I became very attuned to the Parcells way during his time in Dallas, obviously. He was a fascinating and welcome specimen to the Dallas sports landscape, a direct contrast to the overly-accomodating spin doctor that is Jerry Jones (the de facto coach of the Dallas Cowboys). In fact, I greatly admire Jerry’s moment of clarity in making the Parcells hire in 2003. It brought order to a world of chaos. And, perhaps, that chaos was too much for him in the end. I will forever remember a few things about his time with the Cowboys.

  1. He negotiated player management with Jerry with this famous phrase: “If you want me to cook the meal, you better let me buy the groceries.” 
  2. He dealt with the gifted prima donna T.O. Owens by stripping his ego and simply referring to them in the media as “the player.” (e.g. “The player did this wrong” or “The player hasn’t shown much.”)
  3. In one of my favorite long-form articles ever, Micheal Lewis profiled him for the New York Times Magazine. It is probably the best thing ever written about him and perfectly captured Parcells in that moment in time.

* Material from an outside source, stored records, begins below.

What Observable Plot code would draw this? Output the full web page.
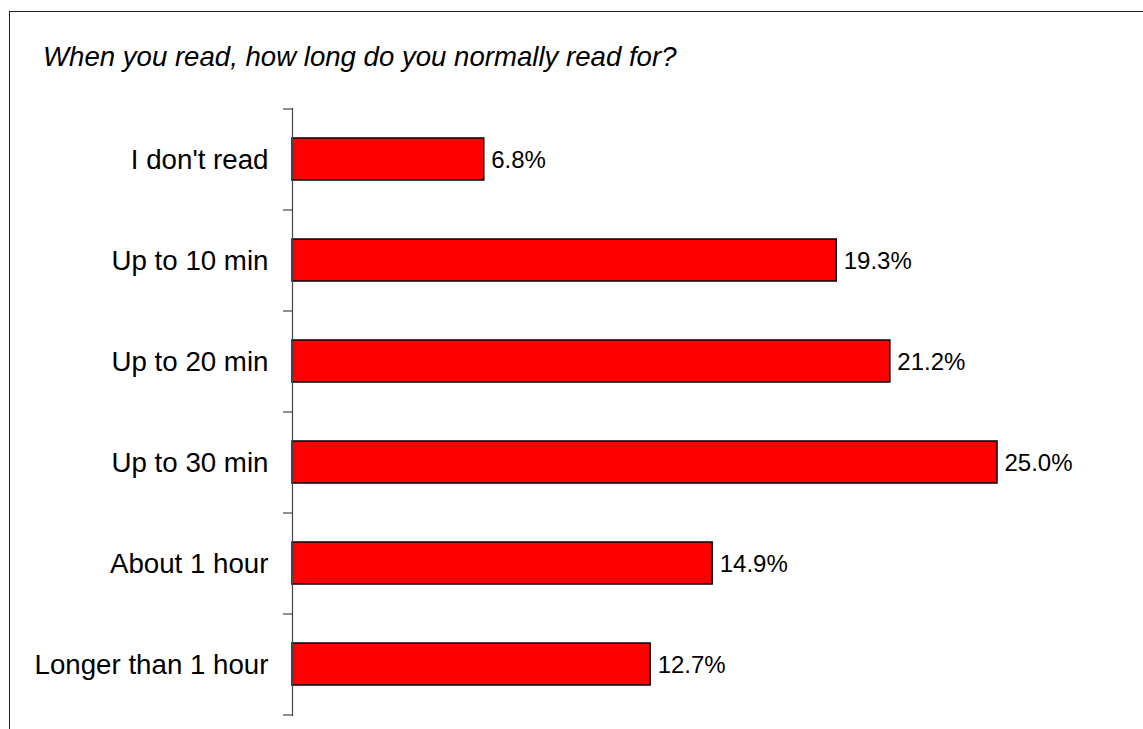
<!DOCTYPE html>
<html>
<head>
<meta charset="utf-8">
<script src="https://cdn.jsdelivr.net/npm/d3@7"></script>
<script src="https://cdn.jsdelivr.net/npm/@observablehq/plot@0.6"></script>
<style>
  html, body { margin: 0; padding: 0; background: #fff; overflow: hidden; }
  #wrap { position: relative; width: 1143px; height: 729px; overflow: hidden; font-family: "Liberation Sans", Arial, Helvetica, sans-serif; }
  #frame { position: absolute; left: 9px; top: 11px; width: 1300px; height: 900px; border: 1.5px solid #222; box-sizing: border-box; }
  #title { position: absolute; left: 43px; top: 43px; font-size: 27.6px; line-height: 27.6px; font-style: italic; color: #000; white-space: nowrap; }
  #chart { position: absolute; left: 0; top: 0; }
</style>
</head>
<body>
<div id="wrap">
  <div id="frame"></div>
  <div id="chart"></div>
  <div id="title">When you read, how long do you normally read for?</div>
</div>
<script>
const categories = ["I don't read", "Up to 10 min", "Up to 20 min", "Up to 30 min", "About 1 hour", "Longer than 1 hour"];
const values = [6.8, 19.3, 21.2, 25.0, 14.9, 12.7];

const data = categories.map((c, i) => ({category: c, value: values[i]}));

// band-boundary tick marks on the left of the category axis, placed through the y scale
function boundaryTicks(index, scales, channels, dimensions) {
  const y = scales.y;
  const bw = y.bandwidth();
  const g = d3.create("svg:g").attr("stroke", "#444").attr("stroke-width", 1.2);
  const xs = dimensions.marginLeft;
  const bounds = [y(categories[0])].concat(categories.map(c => y(c) + bw));
  for (const b of bounds) {
    g.append("line").attr("x1", xs - 9).attr("x2", xs).attr("y1", b).attr("y2", b);
  }
  return g.node();
}

const chart = Plot.plot({
  width: 1143,
  height: 729,
  marginLeft: 292,
  marginRight: 5,
  marginTop: 108,
  marginBottom: 13,
  style: {background: "transparent", fontFamily: "'Liberation Sans', Arial, Helvetica, sans-serif", color: "#000"},
  x: {domain: [0, 30], axis: null},
  y: {domain: categories, padding: 0, label: null},
  marks: [
    Plot.barX(data, {y: "category", x: "value", fill: "#ff0000", stroke: "#000", strokeWidth: 1.5, insetTop: 29, insetBottom: 30}),
    Plot.text(data, {y: "category", x: "value", text: d => d.value.toFixed(1) + "%", textAnchor: "start", dx: 7, fontSize: 24, fill: "#000"}),
    Plot.ruleX([0], {stroke: "#444", strokeWidth: 1.2}),
    boundaryTicks,
    Plot.axisY({tickSize: 0, tickPadding: 24, fontSize: 27.7, label: null, fill: "#000"})
  ]
});
document.getElementById("chart").appendChild(chart);
</script>
</body>
</html>
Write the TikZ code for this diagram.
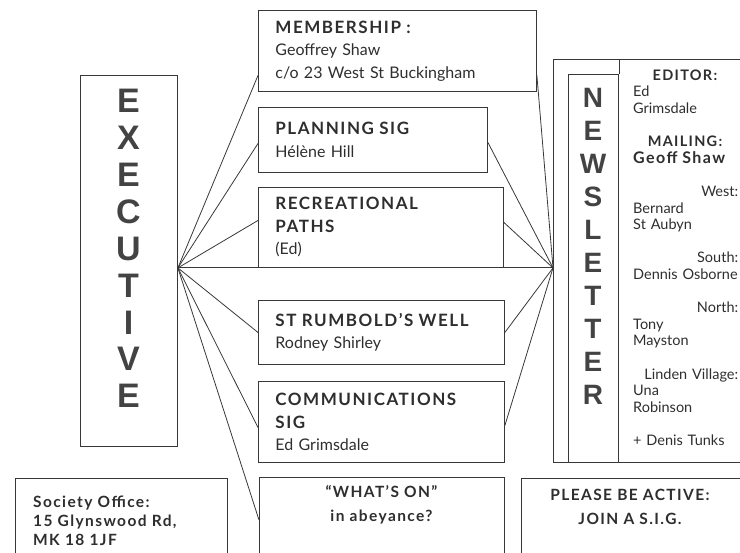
\documentclass[tikz,border=0pt]{standalone}
\usepackage{fontspec}
\setmainfont{Lato}[BoldFeatures={LetterSpace=9}]
\newfontfamily\bigsans{Liberation Sans}
\usetikzlibrary{positioning}

\definecolor{ink}{HTML}{2E2E2E}
\definecolor{frame}{HTML}{383838}

\newcommand{\hd}[1]{{\bfseries\fontsize{17}{22.5}\selectfont #1}}

\tikzset{
  box/.style={draw=frame, line width=0.9pt, inner ysep=0pt, inner xsep=17pt,
    anchor=north west, align=left, text=ink,
    font=\fontsize{16}{22.5}\selectfont\parindent0pt},
  conn/.style={draw=frame, line width=0.8pt},
  bigletter/.style={text=ink!90, inner sep=0pt,
    font=\bigsans\bfseries\fontsize{34}{34}\selectfont},
  nlletter/.style={text=ink!90, inner sep=0pt,
    font=\bigsans\bfseries\fontsize{28}{28}\selectfont},
  coltext/.style={text=ink, inner sep=0pt, anchor=north west, text width=105pt,
    align=left, font=\fontsize{14.5}{16.6}\selectfont\parindent0pt},
  foottext/.style={text=ink, inner sep=0pt, align=center,
    font=\bfseries\fontsize{15.5}{24}\selectfont}
}

\begin{document}
\begin{tikzpicture}[x=1pt, y=-1pt]
  \clip (0,0) rectangle (740,553);

  % left column
  \node[box, minimum width=97, minimum height=371] (exec) at (80,75) {};
  \foreach \ch [count=\i from 0] in {E,X,E,C,U,T,I,V,E}
    \node[bigletter] (ex\i) at (128.5,{101+36.9*\i}) {\ch};

  % middle column of groups
  \node[box, text width=244, minimum height=81] (memb) at (258,10)
    {\hd{MEMBERSHIP :}\\Geoffrey Shaw\\c/o 23 West St Buckingham};
  \node[box, text width=195, minimum height=65] (plan) at (258,107)
    {\hd{PLANNING SIG}\\H\'el\`ene Hill};
  \node[box, text width=211, minimum height=80] (recr) at (258,187)
    {\hd{RECREATIONAL}\\\hd{PATHS}\\(Ed)};
  \node[box, text width=212, minimum height=64] (stru) at (258,300)
    {\hd{ST RUMBOLD’S WELL}\\Rodney Shirley};
  \node[box, text width=212, minimum height=81] (comm) at (258,381)
    {\hd{COMMUNICATIONS}\\\hd{SIG}\\Ed Grimsdale};
  \node[box, text width=211, minimum height=100] (whats) at (259,477) {};
  \node[foottext] (whatstxt) at (381.5,505)
    {“WHAT’S ON”\\in abeyance?};

  % newsletter
  \node[box, minimum width=200, minimum height=403] (news) at (553,59) {};
  \node[box, minimum width=50, minimum height=388] (newscol) at (568,74) {};
  \draw[conn] (newscol.north east) -- (newscol.north east |- news.north);
  \foreach \ch [count=\i from 0] in {N,E,W,S,L,E,T,T,E,R}
    \node[nlletter] (nl\i) at (593,{98+33*\i}) {\ch};
  \node[coltext] (staff) at (633,69.5) {%
    \makebox[\linewidth][c]{\textbf{EDITOR:}}\\
    Ed\\
    Grimsdale\\[16.6pt]
    \makebox[\linewidth][c]{\textbf{MAILING:}}\\
    {\bfseries\fontsize{16}{16.6}\selectfont Geoff Shaw}\\[16.6pt]
    \hspace*{\fill}West:\\
    Bernard\\
    St Aubyn\\[16.6pt]
    \hspace*{\fill}South:\\
    Dennis Osborne\\[16.6pt]
    \hspace*{\fill}North:\\
    Tony\\
    Mayston\\[16.6pt]
    \hspace*{\fill}Linden Village:\\
    Una\\
    Robinson\\[16.6pt]
    + Denis Tunks};

  % footer boxes
  \node[box, minimum width=212, minimum height=100] (office) at (15,478) {};
  \node[text=ink, inner sep=0pt, anchor=north west, align=left,
    font=\bfseries\fontsize{15.5}{19}\selectfont] (officetxt)
    at (33,496) {Society Office:\\15 Glynswood Rd,\\MK 18 1JF};
  \node[box, minimum width=230, minimum height=100] (please) at (521,478) {};
  \node[foottext] (pleasetxt) at (630,507)
    {PLEASE BE ACTIVE:\\JOIN A S.I.G.};

  % connectors
  \coordinate (exhub) at (exec.east |- recr.south);
  \coordinate (nlhub) at (news.west |- recr.south);
  \draw[conn] (exhub) -- (nlhub);
  \draw[conn] (exhub) -- ([yshift=-24.5pt]memb.west);
  \draw[conn] (exhub) -- ([yshift=-3.5pt]plan.west);
  \draw[conn] (exhub) -- ([yshift=7pt]recr.west);
  \draw[conn] (exhub) -- (stru.west);
  \draw[conn] (exhub) -- ([yshift=-5.5pt]comm.west);
  \draw[conn] (exhub) -- ([yshift=-43pt]whats.north west);
  \draw[conn] (nlhub) -- ([yshift=-24.5pt]memb.east);
  \draw[conn] (nlhub) -- ([yshift=-2.5pt]plan.east);
  \draw[conn] (nlhub) -- ([yshift=5pt]recr.east);
  \draw[conn] (nlhub) -- (stru.east);
  \draw[conn] (nlhub) -- ([yshift=-3.5pt]comm.east);
\end{tikzpicture}
\end{document}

I think the NFL misses men like Parcells. We have his successors in Belicheck and Coughlin—both coaches who are authoritative, command respect, and foster an environment of collective winners (see: Super Bowls 36, 38, 39, 42, and 46).

Finally, I leave you with the famous Bill Parcells assessment quote calling back to the idea of performance. It’s a statement that you should apply to yourself at the end of every week. It slices off all the fat and excuses. At the end of every season, they don’t ask HOW, they ask HOW MANY?

"You are what your record says you are."